● **WHAT YOU SHOULD DO**: Reproduce, character for character, the lines below from the first through the one with "342.40, 342.59, 342.65];". Leave pictures out.

● **SUPPLIED DATA**:
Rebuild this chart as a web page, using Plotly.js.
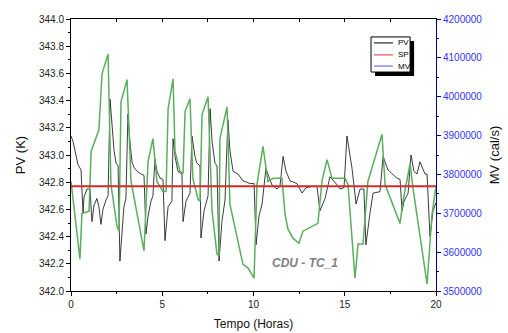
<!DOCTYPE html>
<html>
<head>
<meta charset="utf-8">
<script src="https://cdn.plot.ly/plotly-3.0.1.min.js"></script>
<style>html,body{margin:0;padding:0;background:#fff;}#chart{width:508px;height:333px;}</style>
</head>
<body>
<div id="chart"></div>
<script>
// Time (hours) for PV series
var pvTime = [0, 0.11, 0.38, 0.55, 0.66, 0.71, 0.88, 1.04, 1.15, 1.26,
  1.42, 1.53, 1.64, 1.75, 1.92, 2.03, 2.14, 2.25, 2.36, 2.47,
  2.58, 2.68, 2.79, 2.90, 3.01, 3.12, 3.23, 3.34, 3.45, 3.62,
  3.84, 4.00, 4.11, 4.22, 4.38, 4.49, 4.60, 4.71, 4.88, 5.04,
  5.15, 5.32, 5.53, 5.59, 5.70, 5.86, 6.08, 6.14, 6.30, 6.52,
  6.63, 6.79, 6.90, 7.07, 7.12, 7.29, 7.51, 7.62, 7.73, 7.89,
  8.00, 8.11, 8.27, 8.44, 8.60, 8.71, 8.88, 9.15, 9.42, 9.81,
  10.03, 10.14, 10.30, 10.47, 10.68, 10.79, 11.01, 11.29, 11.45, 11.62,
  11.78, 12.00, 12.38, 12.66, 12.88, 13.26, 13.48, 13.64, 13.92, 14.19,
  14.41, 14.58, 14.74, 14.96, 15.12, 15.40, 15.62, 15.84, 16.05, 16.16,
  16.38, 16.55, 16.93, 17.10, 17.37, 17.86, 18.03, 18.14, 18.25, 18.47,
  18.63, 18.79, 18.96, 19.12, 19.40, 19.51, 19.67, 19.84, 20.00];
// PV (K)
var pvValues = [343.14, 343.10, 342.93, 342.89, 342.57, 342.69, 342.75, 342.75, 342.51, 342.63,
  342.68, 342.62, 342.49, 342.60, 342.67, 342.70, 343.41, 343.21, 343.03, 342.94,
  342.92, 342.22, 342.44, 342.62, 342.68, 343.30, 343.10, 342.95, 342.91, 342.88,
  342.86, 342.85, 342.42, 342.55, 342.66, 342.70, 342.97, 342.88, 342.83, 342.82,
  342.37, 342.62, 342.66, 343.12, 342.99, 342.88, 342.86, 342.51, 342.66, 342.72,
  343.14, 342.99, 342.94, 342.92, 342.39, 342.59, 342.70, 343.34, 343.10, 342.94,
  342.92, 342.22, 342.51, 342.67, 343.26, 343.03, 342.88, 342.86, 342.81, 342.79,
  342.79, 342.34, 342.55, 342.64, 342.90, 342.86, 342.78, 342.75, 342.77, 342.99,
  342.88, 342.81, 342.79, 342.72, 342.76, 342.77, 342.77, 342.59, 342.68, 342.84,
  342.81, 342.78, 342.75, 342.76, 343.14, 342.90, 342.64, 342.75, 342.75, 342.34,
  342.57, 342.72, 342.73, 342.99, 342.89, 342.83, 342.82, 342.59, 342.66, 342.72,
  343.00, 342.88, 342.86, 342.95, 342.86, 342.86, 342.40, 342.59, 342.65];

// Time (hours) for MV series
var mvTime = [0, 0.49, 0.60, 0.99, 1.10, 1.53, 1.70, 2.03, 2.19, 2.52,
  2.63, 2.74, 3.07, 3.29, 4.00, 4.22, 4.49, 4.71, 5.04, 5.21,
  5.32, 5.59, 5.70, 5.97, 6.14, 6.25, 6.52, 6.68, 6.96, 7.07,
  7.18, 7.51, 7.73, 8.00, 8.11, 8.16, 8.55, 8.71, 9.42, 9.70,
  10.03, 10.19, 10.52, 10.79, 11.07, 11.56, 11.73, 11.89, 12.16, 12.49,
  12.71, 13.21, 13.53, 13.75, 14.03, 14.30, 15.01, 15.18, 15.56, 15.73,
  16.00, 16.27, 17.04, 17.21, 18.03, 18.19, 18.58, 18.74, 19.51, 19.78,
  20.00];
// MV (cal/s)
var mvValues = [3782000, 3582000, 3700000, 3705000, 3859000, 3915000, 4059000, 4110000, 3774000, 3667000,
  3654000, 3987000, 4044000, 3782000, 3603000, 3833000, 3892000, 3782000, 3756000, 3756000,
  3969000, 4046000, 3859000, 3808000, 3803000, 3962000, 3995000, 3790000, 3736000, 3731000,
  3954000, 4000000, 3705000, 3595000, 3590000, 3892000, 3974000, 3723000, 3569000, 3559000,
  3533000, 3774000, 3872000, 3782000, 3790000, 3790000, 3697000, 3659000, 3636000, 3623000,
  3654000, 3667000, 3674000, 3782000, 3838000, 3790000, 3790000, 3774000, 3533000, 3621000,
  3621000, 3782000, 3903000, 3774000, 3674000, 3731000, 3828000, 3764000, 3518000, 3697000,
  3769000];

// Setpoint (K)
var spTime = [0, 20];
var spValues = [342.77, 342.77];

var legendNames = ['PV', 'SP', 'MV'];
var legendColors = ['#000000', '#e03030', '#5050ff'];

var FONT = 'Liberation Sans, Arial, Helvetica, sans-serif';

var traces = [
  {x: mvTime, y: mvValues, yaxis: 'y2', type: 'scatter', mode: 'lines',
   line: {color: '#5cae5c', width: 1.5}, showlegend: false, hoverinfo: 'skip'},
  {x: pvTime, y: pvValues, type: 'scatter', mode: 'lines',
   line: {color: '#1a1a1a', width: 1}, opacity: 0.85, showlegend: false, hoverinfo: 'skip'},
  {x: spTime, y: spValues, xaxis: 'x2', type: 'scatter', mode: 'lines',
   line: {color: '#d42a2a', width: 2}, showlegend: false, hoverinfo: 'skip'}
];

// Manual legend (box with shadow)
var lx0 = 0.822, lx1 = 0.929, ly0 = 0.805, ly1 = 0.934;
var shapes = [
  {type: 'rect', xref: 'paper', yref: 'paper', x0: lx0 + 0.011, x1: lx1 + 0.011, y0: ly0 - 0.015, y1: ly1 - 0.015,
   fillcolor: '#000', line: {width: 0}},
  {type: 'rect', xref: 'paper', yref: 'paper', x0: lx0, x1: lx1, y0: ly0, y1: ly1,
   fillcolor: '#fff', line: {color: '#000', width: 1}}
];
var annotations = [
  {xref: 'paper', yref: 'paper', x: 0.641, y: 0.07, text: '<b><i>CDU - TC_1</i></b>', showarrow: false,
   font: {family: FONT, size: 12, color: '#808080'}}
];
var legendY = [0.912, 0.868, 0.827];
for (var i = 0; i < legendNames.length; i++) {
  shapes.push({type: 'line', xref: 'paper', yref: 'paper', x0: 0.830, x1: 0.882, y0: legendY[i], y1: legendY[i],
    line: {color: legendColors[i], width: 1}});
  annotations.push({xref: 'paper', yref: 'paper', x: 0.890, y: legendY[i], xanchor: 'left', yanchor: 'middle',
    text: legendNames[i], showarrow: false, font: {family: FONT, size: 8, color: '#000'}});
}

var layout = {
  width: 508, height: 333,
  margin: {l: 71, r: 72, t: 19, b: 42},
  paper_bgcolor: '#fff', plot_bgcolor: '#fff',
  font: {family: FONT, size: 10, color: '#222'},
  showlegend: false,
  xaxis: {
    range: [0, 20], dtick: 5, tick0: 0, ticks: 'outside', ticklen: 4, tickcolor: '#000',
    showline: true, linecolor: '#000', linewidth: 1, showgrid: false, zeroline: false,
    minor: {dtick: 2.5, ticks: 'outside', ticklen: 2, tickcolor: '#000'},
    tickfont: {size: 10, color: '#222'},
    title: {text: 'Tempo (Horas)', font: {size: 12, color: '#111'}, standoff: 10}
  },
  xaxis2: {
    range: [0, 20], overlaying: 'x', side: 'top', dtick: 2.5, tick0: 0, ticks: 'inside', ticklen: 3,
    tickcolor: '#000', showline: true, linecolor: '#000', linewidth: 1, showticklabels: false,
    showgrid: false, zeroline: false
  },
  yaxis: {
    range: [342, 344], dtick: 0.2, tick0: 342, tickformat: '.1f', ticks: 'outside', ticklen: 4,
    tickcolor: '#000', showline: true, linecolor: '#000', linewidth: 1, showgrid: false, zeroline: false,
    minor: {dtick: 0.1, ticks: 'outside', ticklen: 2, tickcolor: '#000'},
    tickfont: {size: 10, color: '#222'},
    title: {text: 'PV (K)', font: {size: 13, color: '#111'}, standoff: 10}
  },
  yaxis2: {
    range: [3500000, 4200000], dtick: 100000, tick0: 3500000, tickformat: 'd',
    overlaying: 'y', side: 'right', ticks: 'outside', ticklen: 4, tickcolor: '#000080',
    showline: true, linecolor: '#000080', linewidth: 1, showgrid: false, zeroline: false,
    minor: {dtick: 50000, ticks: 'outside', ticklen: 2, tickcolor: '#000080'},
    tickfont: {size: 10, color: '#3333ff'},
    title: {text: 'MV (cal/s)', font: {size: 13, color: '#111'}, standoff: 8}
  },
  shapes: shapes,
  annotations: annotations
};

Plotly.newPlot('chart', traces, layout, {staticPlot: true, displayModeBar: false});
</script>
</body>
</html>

● **PROBLEM SOLUTION**:
Rebuild this chart as a web page, using Plotly.js.
<!DOCTYPE html>
<html>
<head>
<meta charset="utf-8">
<script src="https://cdn.plot.ly/plotly-3.0.1.min.js"></script>
<style>html,body{margin:0;padding:0;background:#fff;}#chart{width:508px;height:333px;}</style>
</head>
<body>
<div id="chart"></div>
<script>
// Time (hours) for PV series
var pvTime = [0, 0.11, 0.38, 0.55, 0.66, 0.71, 0.88, 1.04, 1.15, 1.26,
  1.42, 1.53, 1.64, 1.75, 1.92, 2.03, 2.14, 2.25, 2.36, 2.47,
  2.58, 2.68, 2.79, 2.90, 3.01, 3.12, 3.23, 3.34, 3.45, 3.62,
  3.84, 4.00, 4.11, 4.22, 4.38, 4.49, 4.60, 4.71, 4.88, 5.04,
  5.15, 5.32, 5.53, 5.59, 5.70, 5.86, 6.08, 6.14, 6.30, 6.52,
  6.63, 6.79, 6.90, 7.07, 7.12, 7.29, 7.51, 7.62, 7.73, 7.89,
  8.00, 8.11, 8.27, 8.44, 8.60, 8.71, 8.88, 9.15, 9.42, 9.81,
  10.03, 10.14, 10.30, 10.47, 10.68, 10.79, 11.01, 11.29, 11.45, 11.62,
  11.78, 12.00, 12.38, 12.66, 12.88, 13.26, 13.48, 13.64, 13.92, 14.19,
  14.41, 14.58, 14.74, 14.96, 15.12, 15.40, 15.62, 15.84, 16.05, 16.16,
  16.38, 16.55, 16.93, 17.10, 17.37, 17.86, 18.03, 18.14, 18.25, 18.47,
  18.63, 18.79, 18.96, 19.12, 19.40, 19.51, 19.67, 19.84, 20.00];
// PV (K)
var pvValues = [343.14, 343.10, 342.93, 342.89, 342.57, 342.69, 342.75, 342.75, 342.51, 342.63,
  342.68, 342.62, 342.49, 342.60, 342.67, 342.70, 343.41, 343.21, 343.03, 342.94,
  342.92, 342.22, 342.44, 342.62, 342.68, 343.30, 343.10, 342.95, 342.91, 342.88,
  342.86, 342.85, 342.42, 342.55, 342.66, 342.70, 342.97, 342.88, 342.83, 342.82,
  342.37, 342.62, 342.66, 343.12, 342.99, 342.88, 342.86, 342.51, 342.66, 342.72,
  343.14, 342.99, 342.94, 342.92, 342.39, 342.59, 342.70, 343.34, 343.10, 342.94,
  342.92, 342.22, 342.51, 342.67, 343.26, 343.03, 342.88, 342.86, 342.81, 342.79,
  342.79, 342.34, 342.55, 342.64, 342.90, 342.86, 342.78, 342.75, 342.77, 342.99,
  342.88, 342.81, 342.79, 342.72, 342.76, 342.77, 342.77, 342.59, 342.68, 342.84,
  342.81, 342.78, 342.75, 342.76, 343.14, 342.90, 342.64, 342.75, 342.75, 342.34,
  342.57, 342.72, 342.73, 342.99, 342.89, 342.83, 342.82, 342.59, 342.66, 342.72,
  343.00, 342.88, 342.86, 342.95, 342.86, 342.86, 342.40, 342.59, 342.65];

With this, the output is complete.